The search for both the culprits and the jewels gained international attention last summer after the 17th-century royal crowns were taken from the cathedral in Strängnäs, one hour from Stockholm, with the suspects then seen fleeing the scene on women's bicycles and a motorboat.
The 17th-century crowns and orb were thought to be gone forever, when a security guard in Åkersberga, north of Stockholm, stumbled upon them in the early hours of Tuesday.
They were found in a rubbish bin marked 'bomb', which was lying on top of a car, and were immediately sent to be examined by a police forensic team and Swedish Church experts.

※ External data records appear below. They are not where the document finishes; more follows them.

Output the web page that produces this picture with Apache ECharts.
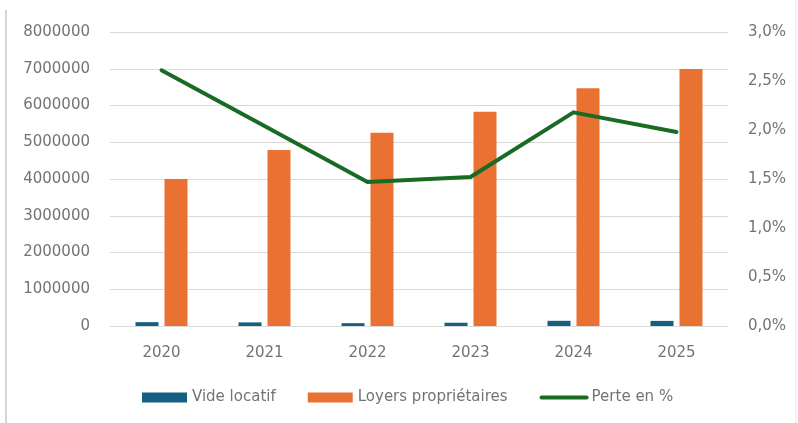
<!DOCTYPE html>
<html>
<head>
<meta charset="utf-8">
<script src="https://cdn.jsdelivr.net/npm/echarts@6/dist/echarts.min.js"></script>
<style>
  html, body { margin: 0; padding: 0; background: #ffffff; }
  #chart { width: 798px; height: 423px; }
</style>
</head>
<body>
<div id="chart"></div>
<script>
// Years on the category axis
var years = ['2020', '2021', '2022', '2023', '2024', '2025'];
// Rental vacancy loss (€)
var videLocatif = [105000, 98000, 77000, 89000, 141000, 139000];
// Owner rents (€)
var loyersProprietaires = [4000000, 4790000, 5260000, 5830000, 6470000, 6990000];
// Loss as a share of rents (%)
var perteEnPct = [2.61, 2.04, 1.47, 1.52, 2.18, 1.98];

var textColor = '#737373';
var gridColor = '#d9d9d9';
var fontFamily = 'DejaVu Sans, sans-serif';

var chart = echarts.init(document.getElementById('chart'), null, { renderer: 'canvas' });

chart.setOption({
  backgroundColor: '#ffffff',
  animation: false,
  textStyle: { fontFamily: fontFamily },
  graphic: [
    { type: 'line', shape: { x1: 6, y1: 10, x2: 6, y2: 423 }, style: { stroke: '#d4d4d4', lineWidth: 2 } },
    { type: 'line', shape: { x1: 796, y1: 0, x2: 796, y2: 423 }, style: { stroke: '#e4e4e4', lineWidth: 1 } }
  ],
  grid: { left: 110, right: 70, top: 32, bottom: 97 },
  legend: {
    bottom: 13,
    left: 137,
    itemWidth: 45,
    itemHeight: 10,
    itemGap: 32,
    textStyle: { color: textColor, fontSize: 15, fontFamily: fontFamily },
    data: [
      { name: 'Vide locatif', icon: 'rect' },
      { name: 'Loyers propriétaires', icon: 'rect' },
      {
        name: 'Perte en %',
        itemStyle: { color: 'transparent', borderColor: 'transparent', borderWidth: 0 },
        lineStyle: { width: 4, cap: 'round', color: '#196B24' }
      }
    ]
  },
  xAxis: {
    type: 'category',
    data: years,
    axisLine: { lineStyle: { color: gridColor, width: 1 } },
    axisTick: { show: false },
    axisLabel: { color: textColor, fontSize: 15, margin: 20 }
  },
  yAxis: [
    {
      type: 'value',
      min: 0,
      max: 8000000,
      interval: 1000000,
      axisLine: { show: false },
      axisTick: { show: false },
      splitLine: { lineStyle: { color: gridColor, width: 1 } },
      axisLabel: {
        color: textColor,
        fontSize: 15,
        margin: 20,
        formatter: function (v) { return String(v); }
      }
    },
    {
      type: 'value',
      min: 0,
      max: 3,
      interval: 0.5,
      axisLine: { show: false },
      axisTick: { show: false },
      splitLine: { show: false },
      axisLabel: {
        color: textColor,
        fontSize: 15,
        margin: 20,
        formatter: function (v) { return v.toFixed(1).replace('.', ',') + '%'; }
      }
    }
  ],
  series: [
    {
      name: 'Vide locatif',
      type: 'bar',
      data: videLocatif,
      barWidth: 23,
      barGap: '26%',
      itemStyle: { color: '#156082' }
    },
    {
      name: 'Loyers propriétaires',
      type: 'bar',
      data: loyersProprietaires,
      barWidth: 23,
      barGap: '26%',
      itemStyle: { color: '#E97132' }
    },
    {
      name: 'Perte en %',
      type: 'line',
      yAxisIndex: 1,
      data: perteEnPct,
      symbol: 'none',
      lineStyle: { color: '#196B24', width: 4, cap: 'round', join: 'round' },
      itemStyle: { color: '#196B24' },
      z: 5
    }
  ]
});
</script>
</body>
</html>
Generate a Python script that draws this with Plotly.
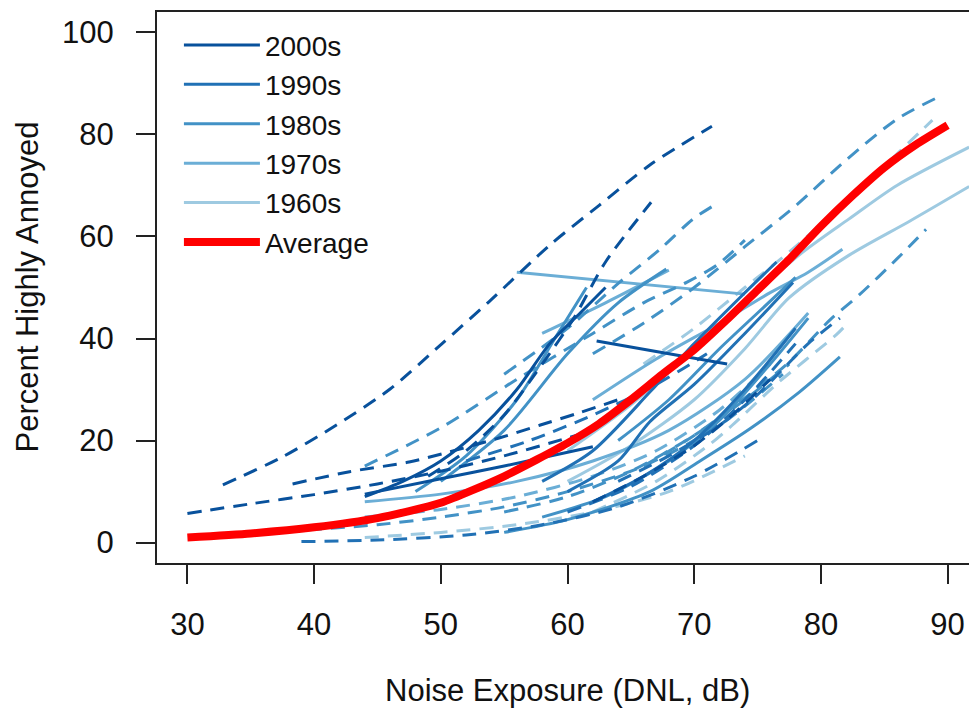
import plotly.graph_objects as go

# ---------------- data ----------------
decades = ["2000s", "1990s", "1980s", "1970s", "1960s"]
decade_colors = ["#08519C", "#2171B5", "#4292C6", "#6BAED6", "#9ECAE1"]

x_ticks = [30, 40, 50, 60, 70, 80, 90]
y_ticks = [0, 20, 40, 60, 80, 100]

# 2000s studies
d2000_x = [
    [32.8, 37.5, 41.8, 46, 50.1, 53.8, 58.6, 62.5, 66.5, 71.4],
    [30, 35, 40, 45, 50, 55, 60, 62],
    [38.3, 42.8, 47.5, 50.7, 54.6, 57.8, 61, 64],
    [49, 52, 55, 58, 60.5, 63, 66.6],
    [44, 47, 50, 53, 56, 58.6, 61, 63],
    [44, 50, 55, 62],
    [62.3, 72.6],
    [62, 66, 70, 73, 76],
]
d2000_y = [
    [11.3, 16.8, 23.1, 30.1, 39, 47.2, 58.3, 66.1, 74, 81.6],
    [5.7, 7.6, 9.4, 11.5, 14, 17, 20.5, 22],
    [11.5, 13.9, 15.8, 17.8, 20.5, 23, 25.5, 28],
    [13, 18, 25, 35, 44, 55, 66.7],
    [9, 12, 16, 22, 30, 39, 45, 50],
    [9.5, 12.5, 15, 18.8],
    [39.5, 35],
    [8, 13, 19, 25, 32],
]
d2000_dash = [True, True, True, True, False, False, False, True]

# 1990s studies
d1990_x = [
    [58, 62, 66.5, 70, 73.6, 76.5],
    [60, 64, 66.5, 70, 74, 77.8],
    [62, 66, 70, 74, 78],
    [64, 68, 72, 75, 77, 79, 81.5],
    [39, 45, 52, 58, 64, 70, 75],
    [52, 57, 62, 67, 71],
    [60, 65, 70, 74, 78],
]
d1990_y = [
    [12, 18, 29.5, 39, 48, 55],
    [10, 16, 23.7, 31, 41, 51],
    [8, 13, 20, 30, 42],
    [12, 17, 23, 29, 34, 39, 44],
    [0.2, 0.5, 1.5, 3.5, 7, 13, 20],
    [16, 20, 25, 31, 37],
    [6, 11, 19, 28, 39],
]
d1990_dash = [False, False, False, True, True, True, True]

# 1980s studies
d1980_x = [
    [55, 60, 66.5, 70.4, 74.4, 78.3, 81.5],
    [62, 66, 70, 74, 78, 82, 86, 89],
    [44, 50, 56, 62, 66, 69.4, 71.8, 74],
    [55, 60, 64.1, 67.3, 69.9, 71.5],
    [66, 70, 73.3, 77.5, 80.7, 83, 86, 88.3],
    [50, 55, 60, 64, 67.8],
    [39.5, 45, 50, 55, 60, 66, 72, 77],
    [55, 60, 65, 70, 74, 77.5],
    [48, 52, 56, 59, 61.5],
    [58, 63, 68, 72, 76, 79],
    [64, 68, 72, 75, 78],
]
d1980_y = [
    [2, 4.5, 10, 15.9, 22.3, 29.5, 36.4],
    [37, 43, 50, 58, 66, 75, 83, 87],
    [15, 22.5, 32, 41, 47, 51, 54.4, 59.3],
    [33, 42, 51, 57.5, 63.4, 66],
    [15, 21, 27, 35.4, 43.6, 48.5, 55.6, 61.4],
    [12, 22, 37, 47, 53.6],
    [2.5, 3.5, 5, 7, 10, 15, 23, 33],
    [6, 9, 14, 21, 28, 35],
    [10, 17, 28, 40, 50],
    [5, 9, 16, 24, 35, 44],
    [20, 28, 38, 45, 52],
]
d1980_dash = [False, True, True, True, True, False, True, True, False, False, False]

# 1970s studies
d1970_x = [
    [56, 74],
    [58, 63, 68],
    [62, 67, 72, 76, 79, 81.7],
    [44, 50, 56, 62, 68, 74, 79],
    [44, 50, 56, 62, 67, 72, 76],
]
d1970_y = [
    [53, 48.7],
    [41, 47, 53.4],
    [28, 36, 43, 49, 53, 57.5],
    [8, 9.5, 12, 16, 22, 32, 45],
    [5, 6.5, 9, 13, 18, 26, 35],
]
d1970_dash = [False, False, False, False, True]

# 1960s studies
d1960_x = [
    [60, 65, 70, 74, 78.3, 82.2, 86, 91.7],
    [60, 65, 70, 74, 77.5, 82.2, 87, 91.7],
    [62, 67, 71.2, 73, 76.7, 81.2, 82],
    [66, 70, 74, 78, 82, 85.5, 88.8],
    [44, 50, 56, 62, 68, 74],
]
d1960_y = [
    [18, 27, 38, 47, 56.4, 63.4, 70, 77.5],
    [12, 19, 28, 38, 48, 56.3, 63, 69.8],
    [6, 12, 19.2, 23, 31.5, 40.7, 42.7],
    [35, 42, 50, 58, 67, 75, 82.8],
    [1, 2, 3.5, 6, 10, 17],
]
d1960_dash = [False, False, True, True, True]

# Average curve
avg_x = [30, 35, 40, 45, 50, 55, 60, 62.5, 65, 67.5, 70, 72.5, 75, 77.5, 80, 82.5, 85, 87.5, 90]
avg_y = [1, 1.8, 3, 4.8, 7.8, 13, 19.5, 23.3, 28, 33, 37.8, 43.5, 49.5, 55.5, 62, 68, 73.5, 78, 81.8]

# ---------------- figure ----------------
FONT = "Liberation Sans, Arial, sans-serif"
fig = go.Figure()

groups = [
    (d1960_x, d1960_y, d1960_dash, 4),
    (d1970_x, d1970_y, d1970_dash, 3),
    (d1980_x, d1980_y, d1980_dash, 2),
    (d1990_x, d1990_y, d1990_dash, 1),
    (d2000_x, d2000_y, d2000_dash, 0),
]
for xs_list, ys_list, dashes, idx in groups:
    shown = False
    for xs, ys, dsh in zip(xs_list, ys_list, dashes):
        show = (not dsh) and (not shown)
        if show:
            shown = True
        fig.add_trace(go.Scatter(
            x=xs, y=ys, mode="lines",
            line=dict(color=decade_colors[idx], width=3,
                      dash="14px,9px" if dsh else "solid",
                      shape="spline", smoothing=0.8),
            name=decades[idx], showlegend=show, legendrank=idx + 1,
            legendgroup=decades[idx], hoverinfo="skip",
        ))

fig.add_trace(go.Scatter(
    x=avg_x, y=avg_y, mode="lines",
    line=dict(color="#FF0000", width=8, shape="spline", smoothing=0.6),
    name="Average", showlegend=True, legendrank=6, hoverinfo="skip",
))

fig.update_layout(
    width=969, height=715,
    margin=dict(l=157, r=0, t=12, b=152),
    paper_bgcolor="white", plot_bgcolor="white",
    font=dict(family=FONT, size=31, color="black"),
    showlegend=True,
    legend=dict(x=0.027, y=0.985, xanchor="left", yanchor="top",
                bgcolor="rgba(0,0,0,0)", borderwidth=0,
                font=dict(family=FONT, size=28, color="#111"),
                itemwidth=76, tracegroupgap=0, traceorder="normal"),
    xaxis=dict(range=[27.6, 91.69], tickvals=x_ticks, ticktext=[str(v) for v in x_ticks],
               showgrid=False, zeroline=False, showline=True, mirror=True,
               linecolor="#222", linewidth=2, ticks="outside", ticklen=19,
               tickwidth=1.5, tickcolor="#222", ticklabelstandoff=14,
               tickfont=dict(family=FONT, size=31, color="#111")),
    yaxis=dict(range=[-4, 104], tickvals=y_ticks, ticktext=[str(v) for v in y_ticks],
               showgrid=False, zeroline=False, showline=True, mirror=False,
               linecolor="#222", linewidth=2, ticks="outside", ticklen=19,
               tickwidth=1.5, tickcolor="#222", ticklabelstandoff=16,
               tickfont=dict(family=FONT, size=31, color="#111")),
    annotations=[
        dict(text="Noise Exposure (DNL, dB)", xref="paper", yref="paper",
             x=(567 - 157) / 812, y=-(690 - 563) / 551, xanchor="center", yanchor="middle",
             showarrow=False, font=dict(family=FONT, size=31, color="#111")),
        dict(text="Percent Highly Annoyed", xref="paper", yref="paper",
             x=-(157 - 27) / 812, y=0.5, xanchor="center", yanchor="middle", textangle=-90,
             showarrow=False, font=dict(family=FONT, size=31, color="#111")),
    ],
)

fig.write_html("out.html")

Police have now confirmed that the jewels are indeed the two crowns and royal orb and cross that were stolen from the cathedral last summer.
News on the condition of the jewels, which were made for the burial of King Charles IX and his wife Christina and date back to the early 1600s, is expected to be announced later this week.
Three young men are currently being held in connection with the brazen heist.
A 22-year-old man is on trial, and another two men in their 20s are in police custody. One of them is suspected of involvement in the theft and another is suspected of handling stolen goods.
Police and the 22-year-old suspect in Strängnäs Cathedral last month. Photo: Jonas Ekströmer/TT
Prosecutor Reena Devgun told Swedish news agency TT that the third man was linked to the part of the investigation looking specifically at how the jewels ended up in the rubbish bin in Åkersberga.
The 22-year-old on trial has admitted to supplying the getaway vehicles used by the thieves, but denies being otherwise involved in the theft, which took place in broad daylight.
It's not the first royal heist in the area around Lake Mälaren. In 2013, a crown and sceptre used in the funeral of Sweden's King Johan III were stolen from nearby Västerås. They subsequently turned up in two large rubbish bags at the side of a highway following a tip-off to police.